THE DICK CLARK BEATLES CONNECTION

This past week we lost another great man in Dick Clark, who was known as “America’s oldest teenager.” To the youth of America in the late fifties through the eighties, he was best known as the host of American Bandstand, a dance show featuring Clark playing hit singles. In addition, the show often had popular artists lip-sync a song or two. Teenagers would get to see other teens dance to the hottest hits, providing the opportunity to keep up with the latest and greatest dance moves and music, all in one show.
Clark also would play new records on his show in the Rate-A-Record segment. Selected teenagers would be asked what they liked and didn’t like about the song (“It had a beat and you could dance to it”) and would assign a number value. Clark would then compute an average score based on the individual scores.
Although the Beatles never performed on American Bandstand, Clark did, of course, play their records. Although tapes of the show from 1963 are limited, it has been reported that Clark played “Please Please Me” in a Rate-A-Record segment in February or March of 1963, with the single scoring in the mid-seventies.
A bit more is known about the next Beatles single featured in Rate-A-Record. Shortly after the single’s release on September 16, 1963, Dick Clark played “She Loves You.” The song averaged a mediocre 73 score. According to Clark, “When the kids saw a photo of the four long-haired lads, they just laughed.” The band’s appearance and the song’s “yeah, yeah, yeah” refrain were totally foreign to what American teens were used to seeing and hearing in 1963. Clark would not play a Beatles record again until 1964 when Beatlemania exploded in America.

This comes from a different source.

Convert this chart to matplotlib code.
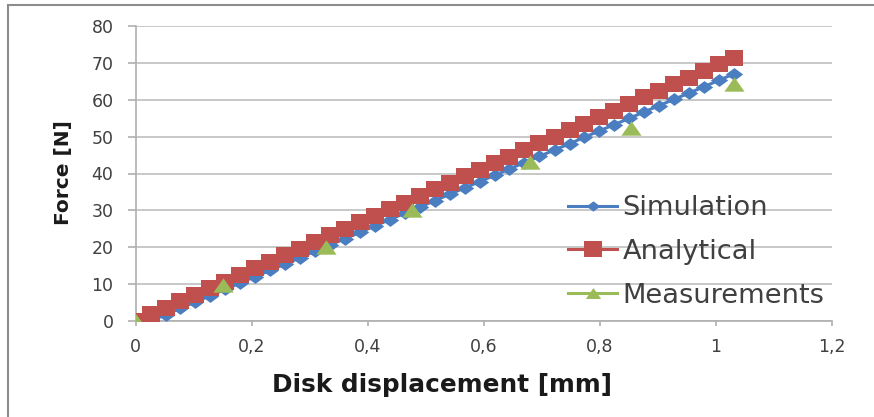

I twice contacted Dick Clark during the research of my books. He took time from his busy schedule to answer my questions in writing. My last contact with him was after his 2004 stroke. I faxed him a picture (shown below) of the Beatles receiving an in-house gold record award at Carnegie Hall and asked him to identify the three people in the photo other than the Beatles. He sent me back a fax identifying two of men, who were former business associates of Clark.
QUESTION
Dick Clark was the co-founder and initial 50% owner of a record label that later released singles by the Beatles. What was the name of the record company, the city it was located in and the two Beatles singles it released? Bonus: What were the names of the other two co-founders of the company?
Dick Clark was the co-founder and initial 50% owner of Swan Records, which was based in his home town of Philadelphia. In mid-September 1963, Swan released the single “She Love You” b/w “I’ll Get You.” Although the record initially flopped, it was re-issued in early 1964 and went on to top the charts and sell over two millions copies. Swan also issued a single featuring the German-language version of “She Loves You” backed by “I’ll Get You.” The record was titled “Sie Liebt Dich (She Loves You)” and was credited to “Die Beatles.” After Capitol Records filed suit, Swan pulled “Sie Liebt Dich” from circulation as the label did not have the rights to issue the recording.
Swan Records was founded in 1957 by Dick Clark, Tony Mammarella and Bernie Binnick. By the time the label released its Beatles singles, Clark was no longer an owner.
Although Dick Clark was not implicated in the 1959 Congressional investigations into the music industry practice of payola (disc jockeys accepting money and other favors to play particular records), the payola scandal did affect him. American Bandstand was being broadcast by the ABC television network. In order to avoid the appearance of a conflict of interest, ABC-Paramount president Leonard Goldstein forced Clark to divest himself of his ownership interests in record and publishing companies, including Swan Records.
Swan co-owner Tony Mammarella hands George Martin and the Beatles an in-house gold record award for sales of over one million units of “She Loves You.” Co-owner Bernie Binnick is in the background between Martin and Mammarella. The picture was taken by William “PoPsie” Randolph at Carnegie Hall on February 12, 1964.